5 out of 5 stars
Review copy provided by the publisher through NetGalley. Review was written in December of 2019 and may not reflect the final product.
May, for me, is Chick Lit/Rom Com month. It’s the one month of the year that I go nutso for some good fun Romance novels and try to devour as many as possible. One title I came across was Beth O’Leary’s* debut novel, the Flatshare. It was adorable and heartfelt and everything I could want in a very English Rom Com. It was the absolute contender for my “Cutest Book of 2019” and unlikely to ever find a worthy opponent.
… I think you can see where this is going. The Switch by Beth O’Leary is every bit as adorable, heartfelt and lovable as The Flatshare is, and then some. It is far and away the cutest book for 2019 – and it hasn’t even been officially published yet so it could even get the 2020 title too!
So anyway I tweeted Beth O’Leary and now she knows how cute her book is. Because obviously I’m an authority on such things.
But what is it about, you ask – besides all the best and most wonderful things a book should be?
Young professional (*cough* workaholic *cough*) Leena Cotton needs a break. Her sister is dead, her mother has gone a bit mad, her business plans are going nowhere and her heavily pregnant housemate’s birthing plan (or lack thereof) is stressing her out. If her disastrous presentation that ended in a panic attack is anything to go by, things are starting to catch up to her. Two whole work free months of forced leave stretch out before her, and Leena is at a loss.
Eileen Cotton, newly single, almost eighty and the heart and soul of her rural Yorkshire town, is ready for a change. A romantic one, to be specific. Unfortunately, her pool of potential suitors in her town are not at all ideal. What’s a gran to do? Swap lives with her out-of-work granddaughter and join up to an online dating service, as it would happen.
As Eileen dips her toes into London’s dating pool and connects with her new charming but eccentric neighbour, Leena is dipping her does in her granny’s wellies and inadvertently wreaking havoc through the quiet rural community while trying keep up with all of her granny’s commitments around town. It’s hard work, but Leena is more that up for the task. Especially since her boyfriend in London is growing distant and her childhood friend/Mayday Committee rival is infuriatingly adorable.
I have been reading so very many world-at-stake-dragon-and-spaceship stories lately and it was so very nice to curl up with a book about family and heartache and love, and about a young woman and her granny.

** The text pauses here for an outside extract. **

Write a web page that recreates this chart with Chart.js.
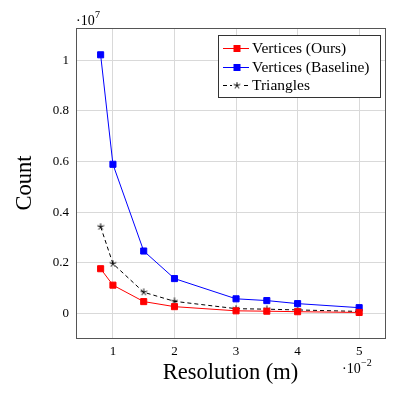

I, myself, have two very wonderful grandmothers – one of whom is a pillar of her small town community and always the first to volunteer for an event, much like Eileen. I love spending time with my grandmothers and I’ve found this isn’t a relationship often explored in fiction. So I was very glad to get my hands on The Switch for this reason alone.
Told in alternating perspectives, Eileen and Leena learn to navigate each others lives, meddling with the other’s friends and enemies and trying to figure themselves out in the process. I can’t say I had a particular favourite between the two perspectives. In fact, every time I got to the end of a Leena chapter, I would think “Oh finally! I’d been missing Eileen”, and vice versa. Both perspectives tell of a fish out of water discovering who they are accompanied by an ensemble cast of quirky – and admittedly sometimes interchangeable – supporting characters. The Romance! The Drama! It just worked. And I loved it.
I won’t claim that The Switch does anything new for literature or Rom Coms as a whole, but I hardly expected it to. Something I love about this kind of book is that you’re not waiting to be slapped in the face by a great cataclysmic event, but following a comfortable and winding story path set out by the author. Sure, you may be able to see what’s coming and you may get a few twists and turns along the way, but it feels really good to get what you’re expecting in the end. The Switch is such a good and comfortable book in this sense, but it still had room to tackle some big issues of belonging, loneliness, loss and finding your family. Like The Flatshare, you’re going to want to have a box of tissues around when you read it, but don’t worry! It was an overwhelmingly positive tale. It sounds so mild but this book was just Capital N Nice to experience.
I was well and truly Eileened by it.
And you’ll want to be too.
*Yes, sometimes the fact that the author and I have the same first names plays into my decision to read a book. Shut up. Its valid.